- [What you should do] Wherever "Output" appears in a line, list that line.

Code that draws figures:
________________________
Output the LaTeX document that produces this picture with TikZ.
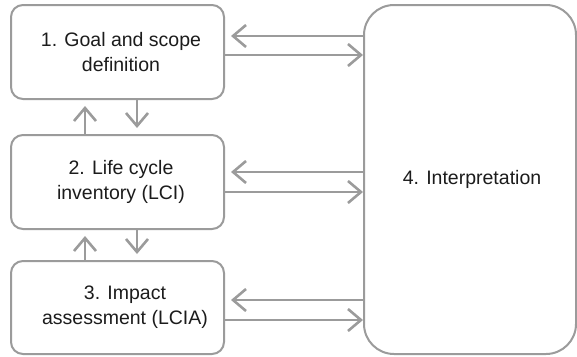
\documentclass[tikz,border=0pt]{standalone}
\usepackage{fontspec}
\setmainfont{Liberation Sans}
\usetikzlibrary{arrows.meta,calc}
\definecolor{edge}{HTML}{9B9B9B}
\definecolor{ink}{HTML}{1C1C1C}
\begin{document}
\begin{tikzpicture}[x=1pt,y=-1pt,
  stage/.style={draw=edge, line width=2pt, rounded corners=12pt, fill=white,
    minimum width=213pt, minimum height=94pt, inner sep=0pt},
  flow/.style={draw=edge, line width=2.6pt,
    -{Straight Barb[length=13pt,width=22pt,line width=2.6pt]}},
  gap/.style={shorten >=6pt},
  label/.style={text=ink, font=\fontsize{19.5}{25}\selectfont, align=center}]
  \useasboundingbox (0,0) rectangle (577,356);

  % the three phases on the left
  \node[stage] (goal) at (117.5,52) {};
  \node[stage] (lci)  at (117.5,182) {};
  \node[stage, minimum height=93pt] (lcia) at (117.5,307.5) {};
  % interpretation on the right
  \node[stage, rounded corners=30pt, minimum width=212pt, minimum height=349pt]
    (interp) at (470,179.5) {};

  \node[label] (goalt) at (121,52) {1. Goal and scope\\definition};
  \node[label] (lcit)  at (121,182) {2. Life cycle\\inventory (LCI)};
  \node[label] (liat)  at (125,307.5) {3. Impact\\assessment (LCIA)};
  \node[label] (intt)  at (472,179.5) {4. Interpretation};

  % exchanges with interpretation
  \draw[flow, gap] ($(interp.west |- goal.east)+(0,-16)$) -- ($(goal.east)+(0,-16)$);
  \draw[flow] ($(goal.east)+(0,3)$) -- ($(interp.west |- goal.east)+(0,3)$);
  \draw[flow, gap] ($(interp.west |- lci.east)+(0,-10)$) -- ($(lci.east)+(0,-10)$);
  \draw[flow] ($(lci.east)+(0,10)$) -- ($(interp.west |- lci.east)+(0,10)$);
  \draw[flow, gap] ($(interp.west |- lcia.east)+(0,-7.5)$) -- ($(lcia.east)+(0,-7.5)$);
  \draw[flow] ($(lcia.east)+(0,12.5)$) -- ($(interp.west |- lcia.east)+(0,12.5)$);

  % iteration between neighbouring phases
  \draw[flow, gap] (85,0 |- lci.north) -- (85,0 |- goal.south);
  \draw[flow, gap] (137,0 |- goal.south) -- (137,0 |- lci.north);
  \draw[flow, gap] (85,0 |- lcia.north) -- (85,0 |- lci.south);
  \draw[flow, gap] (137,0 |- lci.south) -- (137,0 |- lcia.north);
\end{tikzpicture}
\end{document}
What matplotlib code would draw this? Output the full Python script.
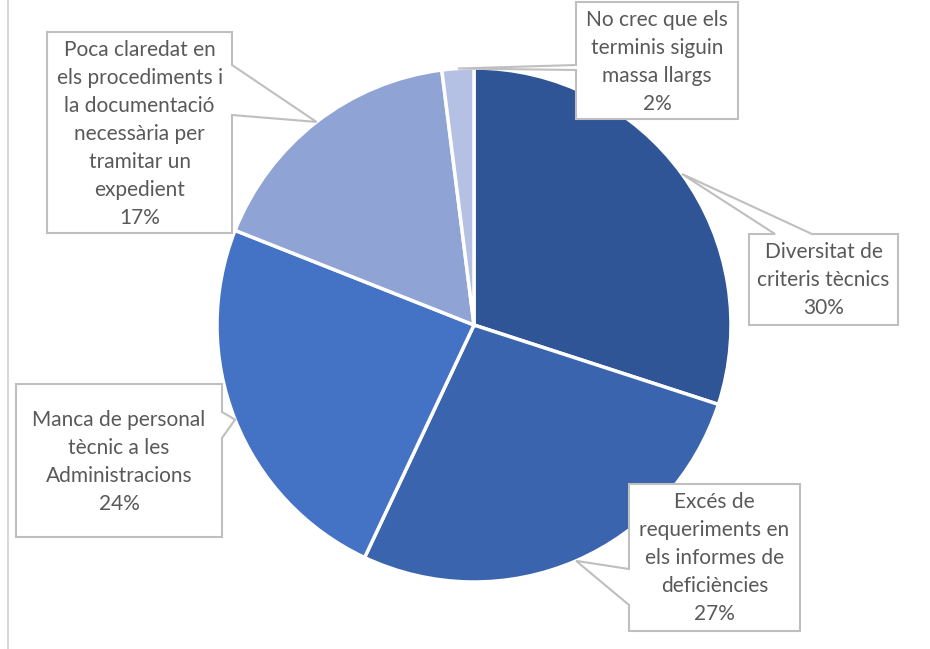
________________________
- [Answer to the exercise]
Output the LaTeX document that produces this picture with TikZ.
What matplotlib code would draw this? Output the full Python script.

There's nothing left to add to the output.